First, you need consistency. Intermediates don’t benefit from one epic day and three flat days. Second, you need the right wave selection for your level that week – not just the most famous wave on the map. Third, you need enough water time to apply feedback immediately, with the right board under your feet.

A strong program also removes the usual travel friction: hunting for boards, figuring out tides, guessing which spot works with the swell, and spending your energy driving instead of surfing.

That’s exactly why structured surf vacations exist, and why a program with daily coaching plus video review can feel like you jumped ahead six months in one week. For travelers who want a turnkey experience in Costa Rica, Witch’s Rock Surf Camp is designed around that kind of progression – beachfront access for easy reps, plus guided wave-hunting when conditions call for it.

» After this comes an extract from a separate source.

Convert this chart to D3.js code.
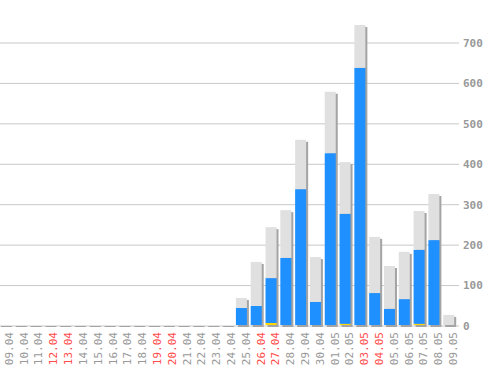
<!DOCTYPE html>
<html>
<head>
<meta charset="utf-8">
<script src="https://cdn.jsdelivr.net/npm/d3@7"></script>
<style>
  body { margin: 0; background: #fff; }
  svg { display: block; }
  text { font-family: "DejaVu Sans Mono", monospace; font-size: 11px; fill: #999; }
</style>
</head>
<body>
<div id="chart"></div>
<script>
// day labels (09.04 - 09.05)
var days = ["09.04","10.04","11.04","12.04","13.04","14.04","15.04","16.04","17.04","18.04",
            "19.04","20.04","21.04","22.04","23.04","24.04","25.04","26.04","27.04","28.04",
            "29.04","30.04","01.05","02.05","03.05","04.05","05.05","06.05","07.05","08.05","09.05"];
var redDays = ["12.04","13.04","19.04","20.04","26.04","27.04","03.05","04.05"];

// stacked series, bottom to top
var yellowVals = [0,0,0,0,0,0,0,0,0,0, 0,0,0,0,0,0,0,0,5,0, 0,0,0,3,0,0,0,0,3,0,0];
var blueVals   = [0,0,0,0,0,0,0,0,0,0, 0,0,0,0,0,0,42,47,111,166, 336,57,425,272,636,79,40,64,183,210,0];
var grayVals   = [0,0,0,0,0,0,0,0,0,0, 0,0,0,0,0,0,25,109,126,118, 122,111,152,128,106,139,106,117,96,114,25];

var yTicks = [0,100,200,300,400,500,600,700];

var width = 498, height = 370;

var svg = d3.select('#chart')
    .append('svg')
    .attr('width', width)
    .attr('height', height);

var x = d3.scaleBand()
    .domain(days)
    .range([-1, 458])
    .padding(0);

var y = d3.scaleLinear()
    .domain([0, 700])
    .range([325, 42]);

// grid + labels on the right
var yAxis = d3.axisRight(y)
    .tickValues(yTicks)
    .tickSize(-459)
    .tickPadding(4);

var gy = svg.append('g')
    .attr('transform', 'translate(459, 0.5)')
    .call(yAxis);
gy.select('.domain').remove();
gy.selectAll('.tick line').attr('stroke', '#c8c8c8');
gy.selectAll('.tick text')
    .attr('fill', '#999')
    .style('font-weight', 'bold')
    .attr('dy', '0.35em');

var data = days.map(function(d, i) {
    return { day: d, yellow: yellowVals[i], blue: blueVals[i], gray: grayVals[i] };
});

var barW = 11;

// shadows (offset 2px right / down)
svg.selectAll('rect.shadow')
    .data(data)
    .enter().append('rect')
    .attr('class', 'shadow')
    .attr('fill', '#a4a4a4')
    .attr('x', function(d) { return x(d.day) + 2; })
    .attr('y', function(d) {
        var t = y(d.yellow + d.blue + d.gray);
        return Math.min(t + 2, y(0) + 1);
    })
    .attr('width', barW)
    .attr('height', function(d) {
        var t = y(d.yellow + d.blue + d.gray);
        return y(0) + 2 - Math.min(t + 2, y(0) + 1);
    });

var stack = d3.stack().keys(['yellow', 'blue', 'gray'])(data);
var colors = { yellow: '#ffd700', blue: '#1e90ff', gray: '#e0e0e0' };

svg.selectAll('g.layer')
    .data(stack)
    .enter().append('g')
    .attr('class', 'layer')
    .attr('fill', function(s) { return colors[s.key]; })
    .selectAll('rect')
    .data(function(s) { return s; })
    .enter().append('rect')
    .attr('x', function(d) { return x(d.data.day); })
    .attr('y', function(d) { return y(d[1]); })
    .attr('width', barW)
    .attr('height', function(d) { return y(d[0]) - y(d[1]); });

// rotated day labels
svg.selectAll('text.day')
    .data(days)
    .enter().append('text')
    .attr('class', 'day')
    .attr('transform', function(d) { return 'translate(' + (x(d) + 10) + ',332) rotate(-90)'; })
    .attr('text-anchor', 'end')
    .attr('dy', '0.35em')
    .style('fill', function(d) { return redDays.indexOf(d) >= 0 ? '#ff4d4d' : '#999'; })
    .text(function(d) { return d; });
</script>
</body>
</html>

How to get the most out of your own video coaching

You don’t need to be a pro to approach coaching like an athlete. A few simple habits make a huge difference.

Show up with a goal that’s about performance, not ego. “I want a better bottom turn on my forehand” is great. “I want to rip” isn’t actionable. During the review, ask your coach to point to one moment in the clip where the mistake starts, not where it ends – that’s usually the hidden key.

Then commit to the cue for an entire session. Intermediates often abandon a correction after two waves because it feels unfamiliar. That’s normal. If it feels different, it’s probably working.

Finally, be honest about your board choice. If you’re on a board that’s too small or too high-performance for the wave, video will show you working twice as hard for half the speed. Sometimes the fastest technique fix is a board that paddles better and holds a cleaner line.

The best part: you’ll start seeing what coaches see

After a few rounds of intermediate surf coaching with video analysis, something shifts. You start noticing your own patterns in real time. You can feel when you’re late because you took off under the lip instead of on the shoulder. You can catch yourself looking down. You can sense when your weight is stuck over the tail.

That’s real progression – not just surfing better on vacation, but leaving with a new set of eyes that stays with you at your home break.

If you’re ready to move past “I think I did that wrong” and into “I know exactly what to change next,” put yourself in a setup where you can surf, review, adjust, and repeat. The ocean will still be the ocean, but your learning curve doesn’t have to be a mystery. The best trips are the ones where you fly home tired, happy, and already excited to keep practicing the one thing that finally clicked.